Шрифт:
Интервал:
Закладка:
В сущности, Серов предлагает каждому из нас заняться вместе с ним злой игрой: чтобы понять его портреты до конца, вровень с его замыслом, надо, так сказать, подвергнуть их «просвечиванию» – своего рода рентгенизации со стороны зрителя; надо освободить их от этих мелких неизбежных, докучных, явно ни на что Серову не нужных околичностей сходства костюма, быта; только тогда выступит в ней самое подлинное, серовское бытие: скелет жабы – в каком-нибудь портрете старухи Цейтлин; остов индюка – в портрете В. Гиршмана; череп обезьяны – в портрете Станиславского; чучело гусыни – в портрете Орловой; каркас куклы – в портрете Иды Рубинштейн и т. д. А когда мы насытимся этим небожественным зрелищем, Серов приступает ко второй части демонстрации. Он показывает игру своего произвола. Эти существа стоят манекенами. У них своей жизни нет. Они делают бессмысленные, смешные, ничтожные или торжественно-глупые движения. К своим реальным прототипам они никакого отношения не имеют. Действительные Гиршманы и Морозовы Серова мало интересуют. Если они ему платят деньги за то, чтобы он ими помыкал, это их дело, – его же занимает игра с марионетками. Морозов стоит у него расставив ноги и уставившись перед собою, как бык у Тройона; Гиршмана он заставляет навек застыть в движении лжебарина, запустившего пальцы в жилетный карман, чтобы извлечь мелкую монету на чай прислуге; перед старухой Цейтлин мы думаем: для чего отпортретировала себя эта жирная жаба? Всепарижскую каботинку, «эту даму от искусства», Иду Рубинштейн, Серов раздел до изнанки, раздел, как раздевают куклу, с оскорбительным безразличием человека к игрушке, имитирующей человеческое существо, – не посадив даже, а приткнув ее к дивану какими-то опорными точками проволок и кукольной массы; в портрете Горького перед нами сидит мастеровой, выражающийся по-образованному; великий князь Михаил – это только красные отвороты генеральского мундира на старом человеческом тюфяке; Станиславский – гениальный урод из семьи орангутангов, ошибка обезьяньей породы, обмолвившейся человеком…

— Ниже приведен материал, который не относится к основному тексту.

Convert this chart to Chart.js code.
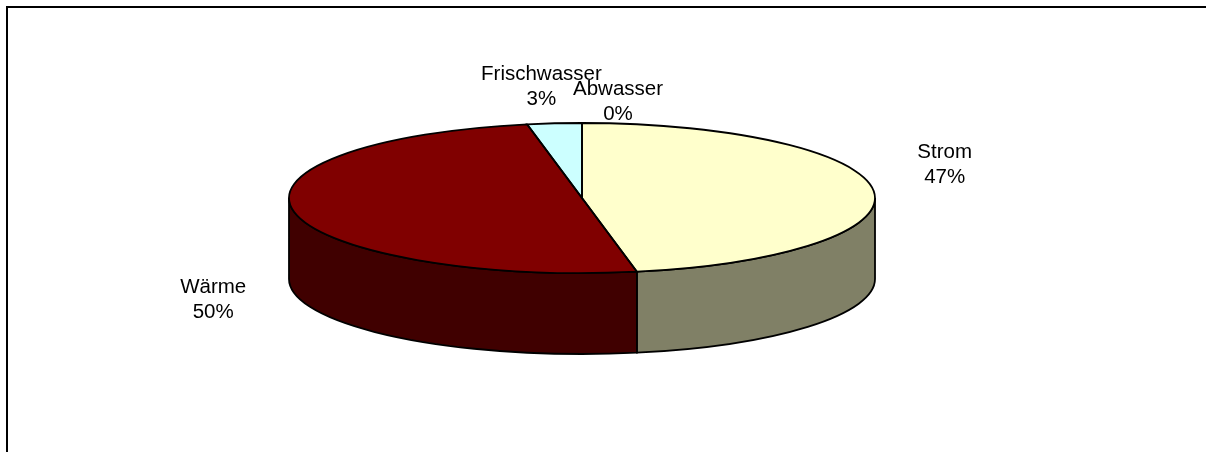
<!DOCTYPE html>
<html>
<head>
<meta charset="utf-8">
<script src="https://cdn.jsdelivr.net/npm/chart.js@4/dist/chart.umd.min.js"></script>
<style>
  html, body { margin: 0; padding: 0; background: #fff; }
  canvas { display: block; }
</style>
</head>
<body>
<canvas id="myChart" width="1206" height="452"></canvas>
<script>
const categories = ['Strom', 'Wärme', 'Frischwasser', 'Abwasser'];
const shares = [47, 50, 3, 0];

const topColors = ['#FFFFCC', '#800000', '#CCFFFF', '#993366'];
const sideColors = ['#808066', '#400000', '#668080', '#4C1933'];

// ellipse geometry of the 3d pie on screen
const CX = 582, CY = 198, RX = 293, RY = 75, DEPTH = 81;
// where each label block sits relative to its slice midpoint on the rim
const labelOffsets = [[71, -27], [-81, 87], [-13, -37], [36, -22]];

function frontRanges(a0, a1) {
  var out = [];
  for (let k = -1; k <= 1; k++) {
    var base = k * 2 * Math.PI;
    var s = Math.max(a0, base), e = Math.min(a1, base + Math.PI);
    if (e > s) out.push([s - base, e - base]);
  }
  return out;
}

const pie3d = {
  id: 'pie3d',
  beforeDraw(chart) {
    const ctx = chart.ctx;
    ctx.save();
    ctx.strokeStyle = '#000';
    ctx.lineWidth = 2;
    ctx.beginPath();
    ctx.moveTo(7, 460);
    ctx.lineTo(7, 7);
    ctx.lineTo(1210, 7);
    ctx.stroke();
    ctx.restore();
  },
  beforeDatasetsDraw(chart) {
    const ctx = chart.ctx;
    const arcs = chart.getDatasetMeta(0).data;
    arcs.forEach((arc, i) => {
      frontRanges(arc.startAngle, arc.endAngle).forEach(([s, e]) => {
        ctx.beginPath();
        ctx.ellipse(CX, CY, RX, RY, 0, s, e, false);
        ctx.lineTo(CX + RX * Math.cos(e), CY + DEPTH + RY * Math.sin(e));
        ctx.ellipse(CX, CY + DEPTH, RX, RY, 0, e, s, true);
        ctx.closePath();
        ctx.fillStyle = sideColors[i];
        ctx.fill();
        ctx.lineWidth = 1.8;
        ctx.strokeStyle = '#000';
        ctx.stroke();
      });
    });
    const a = arcs[0];
    ctx.save();
    ctx.translate(CX, CY);
    ctx.scale(RX / a.outerRadius, RY / a.outerRadius);
    ctx.translate(-a.x, -a.y);
  },
  afterDatasetsDraw(chart) {
    const ctx = chart.ctx;
    ctx.restore();
    const arcs = chart.getDatasetMeta(0).data;
    const total = shares.reduce((p, v) => p + v, 0);
    ctx.lineWidth = 1.8;
    ctx.strokeStyle = '#000';
    arcs.forEach((arc) => {
      if (arc.endAngle - arc.startAngle <= 0) return;
      ctx.beginPath();
      ctx.moveTo(CX, CY);
      ctx.ellipse(CX, CY, RX, RY, 0, arc.startAngle, arc.endAngle, false);
      ctx.closePath();
      ctx.stroke();
    });
    ctx.font = '20.5px Arial, "Liberation Sans", sans-serif';
    ctx.fillStyle = '#000';
    ctx.textAlign = 'center';
    ctx.textBaseline = 'middle';
    arcs.forEach((arc, i) => {
      var mid = (arc.startAngle + arc.endAngle) / 2;
      var x = CX + RX * Math.cos(mid) + labelOffsets[i][0];
      var y = CY + RY * Math.sin(mid) + labelOffsets[i][1];
      ctx.fillText(categories[i], x, y - 12);
      ctx.fillText(Math.round(shares[i] / total * 100) + '%', x, y + 13);
    });
  }
};

const ctx = document.getElementById('myChart');
const myChart = new Chart(ctx, {
  type: 'pie',
  data: {
    labels: categories,
    datasets: [{
      data: shares,
      backgroundColor: topColors,
      borderWidth: 0,
      clip: false
    }]
  },
  options: {
    responsive: false,
    devicePixelRatio: 1,
    animation: false,
    events: [],
    plugins: { legend: { display: false }, tooltip: { enabled: false } }
  },
  plugins: [pie3d]
});
</script>
</body>
</html>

Это злость беспредметная и не ждущая себе оправдания. Она универсальна и бесцельна. Было бы напрасно искать у Серова программы и боевых ударов; говорить о социальных замыслах его портретных исказительств – нелепо. Он жалил направо и налево, близких и далеких, ибо так огрызалась его затравленная, ляскающая зубами тоска. Конечно, в жизни, в газетном чтении, в общениях с людьми он был прогрессистом, интеллигентом, демократом. В минуты, когда вся Россия стихийно волновалась и вставала на дыбы, как в 1905 году, – впивался в икры самодержавия и он. Несколько политических рисунков этой эпохи не отставали от того, что в «Жупеле», «Стрельце» и т. п. помещали его товарищи по искусству. Но незадолго до этого, наперекор всему, в знаменитом царском «Портрете в тужурке» он пишет ласковою кистью тихого, светловзорого мечтателя в полковничьих погонах. – Что это? Каприз? Эпатирование друзей и соратников? Утверждение серовского «я так хочу»? – Не все ли равно! – Я говорю только о том, что никаких обязательств политического или хотя бы общественного порядка Серов не принимал и не выполнял, совершенно так же, как не чувствовал себя связанным с житейскими друзьями, которых он сажал на булавку в злющих зарисовках, или с художественными течениями, которыми он пользовался для производства своих очередных опытов.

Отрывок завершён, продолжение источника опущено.